■ What you are asked to do:
You are to retype all of the data exactly as it appears.
[start Available data]
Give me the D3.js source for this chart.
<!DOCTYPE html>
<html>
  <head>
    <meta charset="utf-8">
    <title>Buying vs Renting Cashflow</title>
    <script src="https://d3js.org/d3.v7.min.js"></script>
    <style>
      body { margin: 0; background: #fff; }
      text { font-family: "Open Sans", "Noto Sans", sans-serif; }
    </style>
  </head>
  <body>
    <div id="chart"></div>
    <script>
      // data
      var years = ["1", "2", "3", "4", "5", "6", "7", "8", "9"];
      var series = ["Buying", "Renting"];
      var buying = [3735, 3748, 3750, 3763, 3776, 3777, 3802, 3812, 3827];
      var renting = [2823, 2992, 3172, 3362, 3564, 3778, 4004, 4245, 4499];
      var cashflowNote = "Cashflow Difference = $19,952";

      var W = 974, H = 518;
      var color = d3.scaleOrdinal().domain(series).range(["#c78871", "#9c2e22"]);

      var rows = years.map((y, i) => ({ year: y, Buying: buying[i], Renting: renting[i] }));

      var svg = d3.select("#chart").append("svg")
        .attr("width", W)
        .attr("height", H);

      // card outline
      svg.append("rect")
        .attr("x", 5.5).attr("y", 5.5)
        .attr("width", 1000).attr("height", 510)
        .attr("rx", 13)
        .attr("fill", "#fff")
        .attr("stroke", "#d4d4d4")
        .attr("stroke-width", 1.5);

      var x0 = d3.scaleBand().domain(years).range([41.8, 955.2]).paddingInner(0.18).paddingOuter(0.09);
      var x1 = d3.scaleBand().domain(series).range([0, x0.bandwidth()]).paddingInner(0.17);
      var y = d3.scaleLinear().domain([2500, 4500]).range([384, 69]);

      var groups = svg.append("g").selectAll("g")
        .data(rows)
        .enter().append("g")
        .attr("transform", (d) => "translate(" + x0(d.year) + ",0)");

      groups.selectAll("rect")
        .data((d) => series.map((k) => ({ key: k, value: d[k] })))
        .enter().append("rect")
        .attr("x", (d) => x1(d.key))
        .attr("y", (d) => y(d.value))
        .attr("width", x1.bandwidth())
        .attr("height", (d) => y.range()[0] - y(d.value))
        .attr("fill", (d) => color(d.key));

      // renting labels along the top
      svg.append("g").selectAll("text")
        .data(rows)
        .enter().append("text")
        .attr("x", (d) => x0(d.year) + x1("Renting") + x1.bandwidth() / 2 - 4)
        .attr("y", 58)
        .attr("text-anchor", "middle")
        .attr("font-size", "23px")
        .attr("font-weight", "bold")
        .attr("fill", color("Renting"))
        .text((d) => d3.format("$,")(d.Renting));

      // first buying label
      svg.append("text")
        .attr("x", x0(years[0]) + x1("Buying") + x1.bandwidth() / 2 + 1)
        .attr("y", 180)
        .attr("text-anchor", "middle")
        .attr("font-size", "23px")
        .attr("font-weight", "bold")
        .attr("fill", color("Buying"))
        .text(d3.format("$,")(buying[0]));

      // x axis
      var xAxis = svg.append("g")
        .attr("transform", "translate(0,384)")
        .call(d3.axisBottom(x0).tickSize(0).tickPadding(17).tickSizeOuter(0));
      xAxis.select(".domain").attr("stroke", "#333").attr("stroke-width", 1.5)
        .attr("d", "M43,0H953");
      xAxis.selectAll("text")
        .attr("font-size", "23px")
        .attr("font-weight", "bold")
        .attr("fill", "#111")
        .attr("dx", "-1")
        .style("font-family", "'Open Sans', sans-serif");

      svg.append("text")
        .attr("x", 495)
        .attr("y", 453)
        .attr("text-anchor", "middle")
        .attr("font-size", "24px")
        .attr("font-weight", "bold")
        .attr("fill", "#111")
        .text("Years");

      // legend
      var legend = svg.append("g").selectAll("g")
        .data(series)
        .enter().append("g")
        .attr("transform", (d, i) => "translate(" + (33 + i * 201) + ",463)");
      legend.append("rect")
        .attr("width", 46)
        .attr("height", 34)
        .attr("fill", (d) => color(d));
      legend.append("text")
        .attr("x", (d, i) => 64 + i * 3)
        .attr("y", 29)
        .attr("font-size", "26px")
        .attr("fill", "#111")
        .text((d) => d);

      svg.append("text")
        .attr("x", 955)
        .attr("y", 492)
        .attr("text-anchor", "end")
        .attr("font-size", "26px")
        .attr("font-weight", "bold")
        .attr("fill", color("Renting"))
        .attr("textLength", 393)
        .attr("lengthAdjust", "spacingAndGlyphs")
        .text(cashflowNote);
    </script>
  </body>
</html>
[end Available data]
■ Reply to the task:
Give me the D3.js source for this chart.
<!DOCTYPE html>
<html>
  <head>
    <meta charset="utf-8">
    <title>Buying vs Renting Cashflow</title>
    <script src="https://d3js.org/d3.v7.min.js"></script>
    <style>
      body { margin: 0; background: #fff; }
      text { font-family: "Open Sans", "Noto Sans", sans-serif; }
    </style>
  </head>
  <body>
    <div id="chart"></div>
    <script>
      // data
      var years = ["1", "2", "3", "4", "5", "6", "7", "8", "9"];
      var series = ["Buying", "Renting"];
      var buying = [3735, 3748, 3750, 3763, 3776, 3777, 3802, 3812, 3827];
      var renting = [2823, 2992, 3172, 3362, 3564, 3778, 4004, 4245, 4499];
      var cashflowNote = "Cashflow Difference = $19,952";

      var W = 974, H = 518;
      var color = d3.scaleOrdinal().domain(series).range(["#c78871", "#9c2e22"]);

      var rows = years.map((y, i) => ({ year: y, Buying: buying[i], Renting: renting[i] }));

      var svg = d3.select("#chart").append("svg")
        .attr("width", W)
        .attr("height", H);

      // card outline
      svg.append("rect")
        .attr("x", 5.5).attr("y", 5.5)
        .attr("width", 1000).attr("height", 510)
        .attr("rx", 13)
        .attr("fill", "#fff")
        .attr("stroke", "#d4d4d4")
        .attr("stroke-width", 1.5);

      var x0 = d3.scaleBand().domain(years).range([41.8, 955.2]).paddingInner(0.18).paddingOuter(0.09);
      var x1 = d3.scaleBand().domain(series).range([0, x0.bandwidth()]).paddingInner(0.17);
      var y = d3.scaleLinear().domain([2500, 4500]).range([384, 69]);

      var groups = svg.append("g").selectAll("g")
        .data(rows)
        .enter().append("g")
        .attr("transform", (d) => "translate(" + x0(d.year) + ",0)");

      groups.selectAll("rect")
        .data((d) => series.map((k) => ({ key: k, value: d[k] })))
        .enter().append("rect")
        .attr("x", (d) => x1(d.key))
        .attr("y", (d) => y(d.value))
        .attr("width", x1.bandwidth())
        .attr("height", (d) => y.range()[0] - y(d.value))
        .attr("fill", (d) => color(d.key));

      // renting labels along the top
      svg.append("g").selectAll("text")
        .data(rows)
        .enter().append("text")
        .attr("x", (d) => x0(d.year) + x1("Renting") + x1.bandwidth() / 2 - 4)
        .attr("y", 58)
        .attr("text-anchor", "middle")
        .attr("font-size", "23px")
        .attr("font-weight", "bold")
        .attr("fill", color("Renting"))
        .text((d) => d3.format("$,")(d.Renting));

      // first buying label
      svg.append("text")
        .attr("x", x0(years[0]) + x1("Buying") + x1.bandwidth() / 2 + 1)
        .attr("y", 180)
        .attr("text-anchor", "middle")
        .attr("font-size", "23px")
        .attr("font-weight", "bold")
        .attr("fill", color("Buying"))
        .text(d3.format("$,")(buying[0]));

      // x axis
      var xAxis = svg.append("g")
        .attr("transform", "translate(0,384)")
        .call(d3.axisBottom(x0).tickSize(0).tickPadding(17).tickSizeOuter(0));
      xAxis.select(".domain").attr("stroke", "#333").attr("stroke-width", 1.5)
        .attr("d", "M43,0H953");
      xAxis.selectAll("text")
        .attr("font-size", "23px")
        .attr("font-weight", "bold")
        .attr("fill", "#111")
        .attr("dx", "-1")
        .style("font-family", "'Open Sans', sans-serif");

      svg.append("text")
        .attr("x", 495)
        .attr("y", 453)
        .attr("text-anchor", "middle")
        .attr("font-size", "24px")
        .attr("font-weight", "bold")
        .attr("fill", "#111")
        .text("Years");

      // legend
      var legend = svg.append("g").selectAll("g")
        .data(series)
        .enter().append("g")
        .attr("transform", (d, i) => "translate(" + (33 + i * 201) + ",463)");
      legend.append("rect")
        .attr("width", 46)
        .attr("height", 34)
        .attr("fill", (d) => color(d));
      legend.append("text")
        .attr("x", (d, i) => 64 + i * 3)
        .attr("y", 29)
        .attr("font-size", "26px")
        .attr("fill", "#111")
        .text((d) => d);

      svg.append("text")
        .attr("x", 955)
        .attr("y", 492)
        .attr("text-anchor", "end")
        .attr("font-size", "26px")
        .attr("font-weight", "bold")
        .attr("fill", color("Renting"))
        .attr("textLength", 393)
        .attr("lengthAdjust", "spacingAndGlyphs")
        .text(cashflowNote);
    </script>
  </body>
</html>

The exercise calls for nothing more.